Marjorie Taylor Greene roasted for ‘gazpacho police’ remark
Social media erupted in soup jokes on Wednesday after Rep. Marjorie Taylor Greene (R-Ga.) accused House Speaker Nancy Pelosi (D-Calif.) of having “gazpacho police” spy on lawmakers and their staffs.
The remark was an apparent reference to the Gestapo, the Nazi secret police, but the far-right rep instead named the chilled vegetable soup popular in Spain and Portugal.
During an interview on One America News Network, Greene said Pelosi was using U.S. Capitol Police officers as “pawns” and sending them into lawmakers’ offices to “investigate.”

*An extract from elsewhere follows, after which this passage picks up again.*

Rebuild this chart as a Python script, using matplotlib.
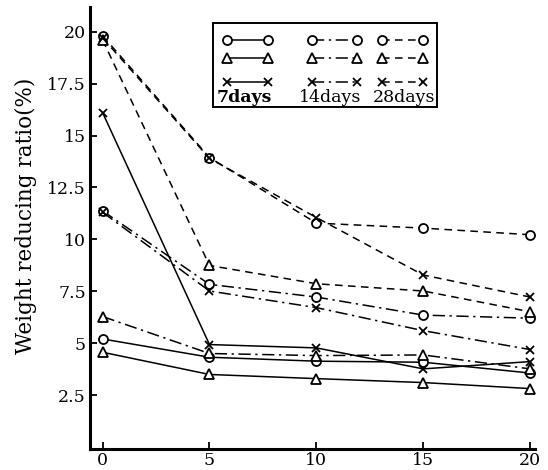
import matplotlib
matplotlib.use("Agg")
import matplotlib.pyplot as plt
from matplotlib.lines import Line2D

plt.rcParams['font.family'] = ['DejaVu Serif', 'Liberation Serif']

x = [0, 5, 10, 15, 20]

# 7 days (solid)
circle_7 = [5.2, 4.32, 4.13, 4.08, 3.56]
triangle_7 = [4.56, 3.49, 3.29, 3.10, 2.81]
cross_7 = [16.1, 4.93, 4.77, 3.76, 4.11]
# 14 days (dash-dot)
circle_14 = [11.37, 7.83, 7.22, 6.35, 6.2]
triangle_14 = [6.28, 4.5, 4.4, 4.43, 3.76]
cross_14 = [11.3, 7.51, 6.71, 5.6, 4.69]
# 28 days (dashed)
circle_28 = [19.8, 13.94, 10.78, 10.54, 10.22]
triangle_28 = [19.6, 8.74, 7.86, 7.51, 6.51]
cross_28 = [19.7, 13.9, 11.05, 8.28, 7.22]

xticks = [0, 5, 10, 15, 20]
yticks = [2.5, 5, 7.5, 10, 12.5, 15, 17.5, 20]
ytick_labels = ['2.5', '5', '7.5', '10', '12.5', '15', '17.5', '20']
ylabel = 'Weight reducing ratio(%)'
legend_titles = ['7days', '14days', '28days']

fig = plt.figure(figsize=(5.48, 4.70), dpi=100)
ax = fig.add_axes([90/548, (470-449)/470, (535-90)/548, (449-7)/470])

solid = '-'
dashdot = (0, (8, 3, 1.5, 3))
dashed = (0, (5, 3.5))

mk = dict(color='black', linewidth=1.1, markerfacecolor='white',
          markeredgecolor='black', markeredgewidth=1.3)

series = [
    (circle_7, 'o', solid), (triangle_7, '^', solid), (cross_7, 'x', solid),
    (circle_14, 'o', dashdot), (triangle_14, '^', dashdot), (cross_14, 'x', dashdot),
    (circle_28, 'o', dashed), (triangle_28, '^', dashed), (cross_28, 'x', dashed),
]
for vals, m, ls in series:
    ms = 6 if m == 'x' else 6.5
    ax.plot(x, vals, marker=m, linestyle=ls, markersize=ms, **mk)

ax.set_xlim(-0.59, 20.23)
ax.set_ylim(-0.1, 21.19)
ax.set_xticks(xticks)
ax.set_xticklabels([str(v) for v in xticks])
ax.set_yticks(yticks)
ax.set_yticklabels(ytick_labels)
ax.tick_params(direction='in', length=5, width=1.3, labelsize=12.5, pad=3)
ax.tick_params(axis='x', pad=2)
for s in ['top', 'right']:
    ax.spines[s].set_visible(False)
for s in ['left', 'bottom']:
    ax.spines[s].set_linewidth(2.2)
ax.set_ylabel(ylabel, fontsize=15.5)
ax.yaxis.set_label_coords(-0.12, 0.527)

# Legend drawn manually in axes coordinates
def ax_xy(px, py):
    return ((px - 90) / (535 - 90), (449 - py) / (449 - 7))

x0, y0 = ax_xy(213, 107)
x1, y1 = ax_xy(437, 23)
ax.add_patch(plt.Rectangle((x0, y0), x1 - x0, y1 - y0, transform=ax.transAxes,
                           fill=False, edgecolor='black', linewidth=1.4, zorder=5))
cols = [(227, 268, solid), (312, 357, dashdot), (382, 423, dashed)]
rows = [(40, 'o'), (58, '^'), (82, 'x')]
for (xa, xb, ls) in cols:
    for (py, m) in rows:
        pa = ax_xy(xa, py)
        pb = ax_xy(xb, py)
        ax.add_line(Line2D([pa[0], pb[0]], [pa[1], pb[1]], transform=ax.transAxes,
                           marker=m, linestyle=ls, markersize=6.5 if m != 'x' else 6,
                           zorder=6, **mk))
text_pos = [(244, True), (330, False), (404, False)]
for (px, bold), t in zip(text_pos, legend_titles):
    tx, ty = ax_xy(px, 97)
    ax.text(tx, ty, t, transform=ax.transAxes, ha='center', va='center',
            fontsize=12.5, fontweight='bold' if bold else 'normal', zorder=6)

fig.savefig('out.png', dpi=100)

“Not only do we have the D.C. jail, which is the D.C. gulag, but now we have Nancy Pelosi’s gazpacho police spying on members of Congress,” she said.
The internet quickly jumped on the congresswoman’s bungled metaphor.
“First, Nazi comparisons are unbecoming of a Congresswoman,” tweeted Holly McCormack, a Democrat who is running against Greene in Georgia’s 14th Congressional District. “Second, I am not surprised Marge does not know the difference between gazpacho and Gestapo.”
“Overheard: Marjorie Taylor Greene keeps talking about Nancy Pelosi’s ‘Gazpacho’ and now I want the recipe,” tweeted George Takei, who plays Sulu in the “Star Trek” franchise.
George Conway, the conservative lawyer and columnist, quickly changed his Twitter profile name to “Oficial de Policía de Gazpacho Conway.”
And progressive Democrat Alexandria Ocasio-Cortez (N.Y.) tweeted that Greene “clearly banned all books from her house years ago” in reference to the ongoing conservative push to ban from schools books deemed sexually explicit or racially charged.
Greene appeared to address the controversy on Wednesday night when she tweeted, “No soup for those who illegally spy on Members of Congress, but they will be thrown in the goulash.”
Wednesday’s “gazpacho” blunder wasn’t Greene’s first attempt to compare Democrats and their policies to Nazis.
In July, she compared a push by President Biden to ensure as many Americans are vaccinated against the coronavirus as possible to the people who helped Adolf Hitler rise to power in Nazi Germany.
And in May, she compared House Democrats’ mask requirements in the Capitol to Jews being forced to wear gold stars during the Holocaust.